Some records:

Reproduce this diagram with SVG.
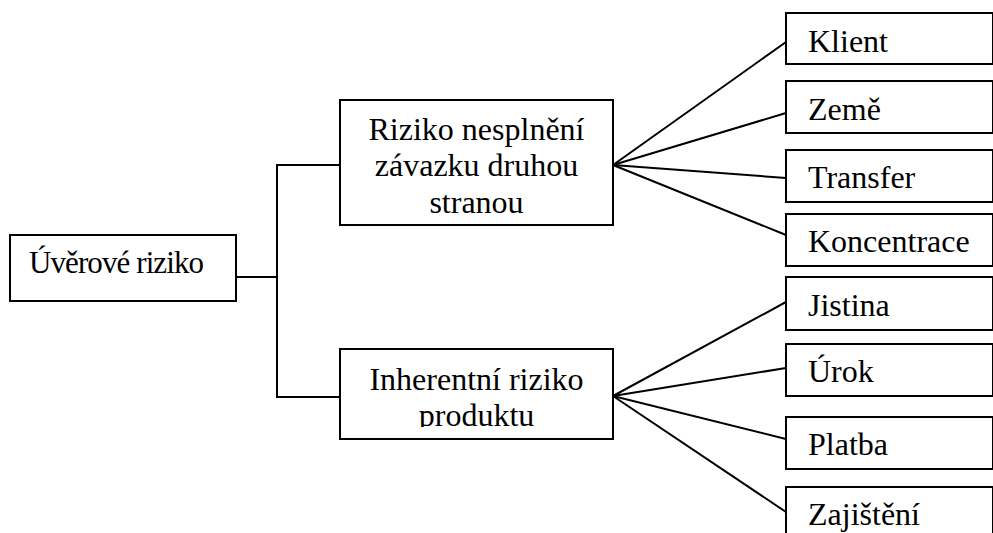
<svg xmlns="http://www.w3.org/2000/svg" width="993" height="533" viewBox="0 0 993 533">
<style>
.box{fill:#fff;stroke:#000;stroke-width:2}
.t{font-family:"Liberation Serif","Times New Roman",serif;font-size:32px;fill:#000}
.c{text-anchor:middle}
.ln{stroke:#000;stroke-width:2;fill:none}
</style>
<defs>
<clipPath id="clip3"><rect x="340" y="349" width="273" height="78"/></clipPath>
</defs>
<rect width="993" height="533" fill="#fff"/>
<g id="connectors">
<polyline class="ln" points="236,277 277,277"/>
<polyline class="ln" points="340,165 277,165 277,397 340,397"/>
<line class="ln" x1="613" y1="165" x2="786" y2="42"/>
<line class="ln" x1="613" y1="165" x2="786" y2="113"/>
<line class="ln" x1="613" y1="165" x2="786" y2="178"/>
<line class="ln" x1="613" y1="165" x2="786" y2="235"/>
<line class="ln" x1="613" y1="396" x2="786" y2="302"/>
<line class="ln" x1="613" y1="396" x2="786" y2="368"/>
<line class="ln" x1="613" y1="396" x2="786" y2="439"/>
<line class="ln" x1="613" y1="396" x2="786" y2="512"/>
</g>
<g id="root">
<rect class="box" x="10" y="235" width="226" height="66"/>
<text class="t" x="29" y="273" style="font-size:31px" textLength="175" lengthAdjust="spacing">Úvěrové riziko</text>
</g>
<g id="counterparty">
<rect class="box" x="340" y="100" width="273" height="125"/>
<text class="t c" x="476.5" y="140">Riziko nesplnění</text>
<text class="t c" x="476.5" y="176">závazku druhou</text>
<text class="t c" x="476.5" y="213">stranou</text>
</g>
<g id="inherent">
<rect class="box" x="340" y="349" width="273" height="90"/>
<g clip-path="url(#clip3)">
<text class="t c" x="476.5" y="390">Inherentní riziko</text>
<text class="t c" x="476.5" y="426">produktu</text>
</g>
</g>
<g id="klient">
<rect class="box" x="786" y="13" width="207" height="51"/>
<text class="t" x="808" y="52">Klient</text>
</g>
<g id="zeme">
<rect class="box" x="786" y="81" width="207" height="52"/>
<text class="t" x="808" y="120">Země</text>
</g>
<g id="transfer">
<rect class="box" x="786" y="150" width="207" height="52"/>
<text class="t" x="808" y="188">Transfer</text>
</g>
<g id="koncentrace">
<rect class="box" x="786" y="214" width="207" height="52"/>
<text class="t" x="808" y="252">Koncentrace</text>
</g>
<g id="jistina">
<rect class="box" x="786" y="277" width="207" height="53"/>
<text class="t" x="808" y="316">Jistina</text>
</g>
<g id="urok">
<rect class="box" x="786" y="344" width="207" height="52"/>
<text class="t" x="808" y="382">Úrok</text>
</g>
<g id="platba">
<rect class="box" x="786" y="417" width="207" height="52"/>
<text class="t" x="808" y="455">Platba</text>
</g>
<g id="zajisteni">
<rect class="box" x="786" y="487" width="207" height="60"/>
<text class="t" x="808" y="525">Zajištění</text>
</g>
</svg>
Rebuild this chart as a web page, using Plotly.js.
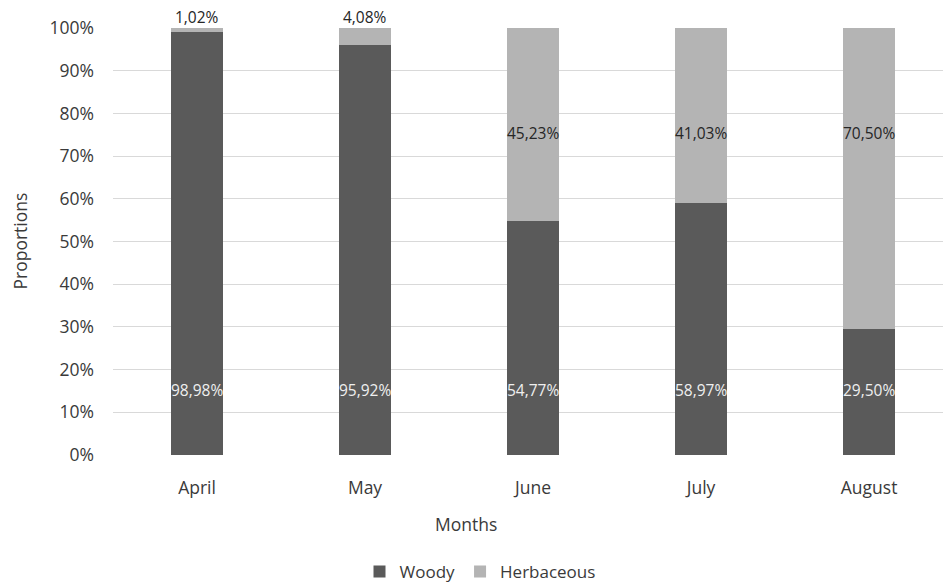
<!DOCTYPE html>
<html>
<head>
<meta charset="utf-8">
<script src="https://cdn.plot.ly/plotly-3.0.1.min.js"></script>
<style>html,body{margin:0;padding:0;background:#fff;}#chart{width:943px;height:587px;}</style>
</head>
<body>
<div id="chart"></div>
<script>
var months = ["April", "May", "June", "July", "August"];
var woody = [98.98, 95.92, 54.77, 58.97, 29.50];
var herbaceous = [1.02, 4.08, 45.23, 41.03, 70.50];
var yTicks = [0, 10, 20, 30, 40, 50, 60, 70, 80, 90, 100];

function fmt(v) { return v.toFixed(2).replace(".", ",") + "%"; }

var FONT = "Open Sans, sans-serif";
var TXT = "#3a3a3a";
var traces = [
  {type: "bar", name: "Woody", x: months, y: woody, marker: {color: "#5a5a5a"}, hoverinfo: "skip"},
  {type: "bar", name: "Herbaceous", x: months, y: herbaceous, marker: {color: "#b4b4b4"}, hoverinfo: "skip"}
];

var annotations = [];
months.forEach(function (m, i) {
  annotations.push({x: m, y: 15.2, xref: "x", yref: "y", text: fmt(woody[i]), showarrow: false,
    font: {family: FONT, size: 15.5, color: "#efefef"}});
  var small = herbaceous[i] < 10;
  annotations.push({x: m, y: small ? 100 : 75.3, xref: "x", yref: "y", text: fmt(herbaceous[i]), showarrow: false,
    yanchor: small ? "bottom" : "middle", yshift: small ? -2 : 0,
    font: {family: FONT, size: 15.5, color: "#262626"}});
});
annotations.push({text: "Months", xref: "paper", yref: "paper", x: (466 - 113) / 830, y: -(524 - 455) / 427,
  xanchor: "center", yanchor: "middle", showarrow: false, font: {family: FONT, size: 17.5, color: TXT}});
annotations.push({text: "Proportions", xref: "paper", yref: "paper", x: -(113 - 19) / 830, y: 0.5, textangle: -90,
  xanchor: "center", yanchor: "middle", showarrow: false, font: {family: FONT, size: 17.5, color: TXT}});

var layout = {
  width: 943, height: 587,
  margin: {l: 113, r: 0, t: 28, b: 132},
  barmode: "stack", bargap: 0.69,
  paper_bgcolor: "#fff", plot_bgcolor: "#fff",
  font: {family: FONT, size: 17.5, color: TXT},
  xaxis: {type: "category", range: [-0.5, 4.44], showgrid: false, zeroline: false, showline: false,
    ticks: "", ticklabelstandoff: 20, automargin: false, tickfont: {family: FONT, size: 17.5, color: TXT}},
  yaxis: {range: [0, 100], tickvals: yTicks, ticktext: yTicks.map(function (v) { return v + "%"; }),
    showgrid: true, gridcolor: "#d9d9d9", gridwidth: 1, zeroline: false, showline: false, ticks: "",
    ticklabelstandoff: 18, automargin: false, tickfont: {family: FONT, size: 17.5, color: TXT}},
  showlegend: true,
  legend: {orientation: "h", xref: "paper", x: (480 - 113) / 830, xanchor: "center",
    yref: "container", y: (587 - 572) / 587, yanchor: "middle",
    font: {family: FONT, size: 17, color: TXT}, itemwidth: 30, traceorder: "normal"},
  annotations: annotations
};

Plotly.newPlot("chart", traces, layout, {displayModeBar: false, staticPlot: true});
</script>
</body>
</html>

- _EXERCISE TASK_
Set the listing down in full and exactly. Pictures within it should not appear in the copy.

- _CORRECT RESPONSE_
Reproduce this diagram with SVG.
<svg xmlns="http://www.w3.org/2000/svg" width="993" height="533" viewBox="0 0 993 533">
<style>
.box{fill:#fff;stroke:#000;stroke-width:2}
.t{font-family:"Liberation Serif","Times New Roman",serif;font-size:32px;fill:#000}
.c{text-anchor:middle}
.ln{stroke:#000;stroke-width:2;fill:none}
</style>
<defs>
<clipPath id="clip3"><rect x="340" y="349" width="273" height="78"/></clipPath>
</defs>
<rect width="993" height="533" fill="#fff"/>
<g id="connectors">
<polyline class="ln" points="236,277 277,277"/>
<polyline class="ln" points="340,165 277,165 277,397 340,397"/>
<line class="ln" x1="613" y1="165" x2="786" y2="42"/>
<line class="ln" x1="613" y1="165" x2="786" y2="113"/>
<line class="ln" x1="613" y1="165" x2="786" y2="178"/>
<line class="ln" x1="613" y1="165" x2="786" y2="235"/>
<line class="ln" x1="613" y1="396" x2="786" y2="302"/>
<line class="ln" x1="613" y1="396" x2="786" y2="368"/>
<line class="ln" x1="613" y1="396" x2="786" y2="439"/>
<line class="ln" x1="613" y1="396" x2="786" y2="512"/>
</g>
<g id="root">
<rect class="box" x="10" y="235" width="226" height="66"/>
<text class="t" x="29" y="273" style="font-size:31px" textLength="175" lengthAdjust="spacing">Úvěrové riziko</text>
</g>
<g id="counterparty">
<rect class="box" x="340" y="100" width="273" height="125"/>
<text class="t c" x="476.5" y="140">Riziko nesplnění</text>
<text class="t c" x="476.5" y="176">závazku druhou</text>
<text class="t c" x="476.5" y="213">stranou</text>
</g>
<g id="inherent">
<rect class="box" x="340" y="349" width="273" height="90"/>
<g clip-path="url(#clip3)">
<text class="t c" x="476.5" y="390">Inherentní riziko</text>
<text class="t c" x="476.5" y="426">produktu</text>
</g>
</g>
<g id="klient">
<rect class="box" x="786" y="13" width="207" height="51"/>
<text class="t" x="808" y="52">Klient</text>
</g>
<g id="zeme">
<rect class="box" x="786" y="81" width="207" height="52"/>
<text class="t" x="808" y="120">Země</text>
</g>
<g id="transfer">
<rect class="box" x="786" y="150" width="207" height="52"/>
<text class="t" x="808" y="188">Transfer</text>
</g>
<g id="koncentrace">
<rect class="box" x="786" y="214" width="207" height="52"/>
<text class="t" x="808" y="252">Koncentrace</text>
</g>
<g id="jistina">
<rect class="box" x="786" y="277" width="207" height="53"/>
<text class="t" x="808" y="316">Jistina</text>
</g>
<g id="urok">
<rect class="box" x="786" y="344" width="207" height="52"/>
<text class="t" x="808" y="382">Úrok</text>
</g>
<g id="platba">
<rect class="box" x="786" y="417" width="207" height="52"/>
<text class="t" x="808" y="455">Platba</text>
</g>
<g id="zajisteni">
<rect class="box" x="786" y="487" width="207" height="60"/>
<text class="t" x="808" y="525">Zajištění</text>
</g>
</svg>
Rebuild this chart as a web page, using Plotly.js.
<!DOCTYPE html>
<html>
<head>
<meta charset="utf-8">
<script src="https://cdn.plot.ly/plotly-3.0.1.min.js"></script>
<style>html,body{margin:0;padding:0;background:#fff;}#chart{width:943px;height:587px;}</style>
</head>
<body>
<div id="chart"></div>
<script>
var months = ["April", "May", "June", "July", "August"];
var woody = [98.98, 95.92, 54.77, 58.97, 29.50];
var herbaceous = [1.02, 4.08, 45.23, 41.03, 70.50];
var yTicks = [0, 10, 20, 30, 40, 50, 60, 70, 80, 90, 100];

function fmt(v) { return v.toFixed(2).replace(".", ",") + "%"; }

var FONT = "Open Sans, sans-serif";
var TXT = "#3a3a3a";
var traces = [
  {type: "bar", name: "Woody", x: months, y: woody, marker: {color: "#5a5a5a"}, hoverinfo: "skip"},
  {type: "bar", name: "Herbaceous", x: months, y: herbaceous, marker: {color: "#b4b4b4"}, hoverinfo: "skip"}
];

var annotations = [];
months.forEach(function (m, i) {
  annotations.push({x: m, y: 15.2, xref: "x", yref: "y", text: fmt(woody[i]), showarrow: false,
    font: {family: FONT, size: 15.5, color: "#efefef"}});
  var small = herbaceous[i] < 10;
  annotations.push({x: m, y: small ? 100 : 75.3, xref: "x", yref: "y", text: fmt(herbaceous[i]), showarrow: false,
    yanchor: small ? "bottom" : "middle", yshift: small ? -2 : 0,
    font: {family: FONT, size: 15.5, color: "#262626"}});
});
annotations.push({text: "Months", xref: "paper", yref: "paper", x: (466 - 113) / 830, y: -(524 - 455) / 427,
  xanchor: "center", yanchor: "middle", showarrow: false, font: {family: FONT, size: 17.5, color: TXT}});
annotations.push({text: "Proportions", xref: "paper", yref: "paper", x: -(113 - 19) / 830, y: 0.5, textangle: -90,
  xanchor: "center", yanchor: "middle", showarrow: false, font: {family: FONT, size: 17.5, color: TXT}});

var layout = {
  width: 943, height: 587,
  margin: {l: 113, r: 0, t: 28, b: 132},
  barmode: "stack", bargap: 0.69,
  paper_bgcolor: "#fff", plot_bgcolor: "#fff",
  font: {family: FONT, size: 17.5, color: TXT},
  xaxis: {type: "category", range: [-0.5, 4.44], showgrid: false, zeroline: false, showline: false,
    ticks: "", ticklabelstandoff: 20, automargin: false, tickfont: {family: FONT, size: 17.5, color: TXT}},
  yaxis: {range: [0, 100], tickvals: yTicks, ticktext: yTicks.map(function (v) { return v + "%"; }),
    showgrid: true, gridcolor: "#d9d9d9", gridwidth: 1, zeroline: false, showline: false, ticks: "",
    ticklabelstandoff: 18, automargin: false, tickfont: {family: FONT, size: 17.5, color: TXT}},
  showlegend: true,
  legend: {orientation: "h", xref: "paper", x: (480 - 113) / 830, xanchor: "center",
    yref: "container", y: (587 - 572) / 587, yanchor: "middle",
    font: {family: FONT, size: 17, color: TXT}, itemwidth: 30, traceorder: "normal"},
  annotations: annotations
};

Plotly.newPlot("chart", traces, layout, {displayModeBar: false, staticPlot: true});
</script>
</body>
</html>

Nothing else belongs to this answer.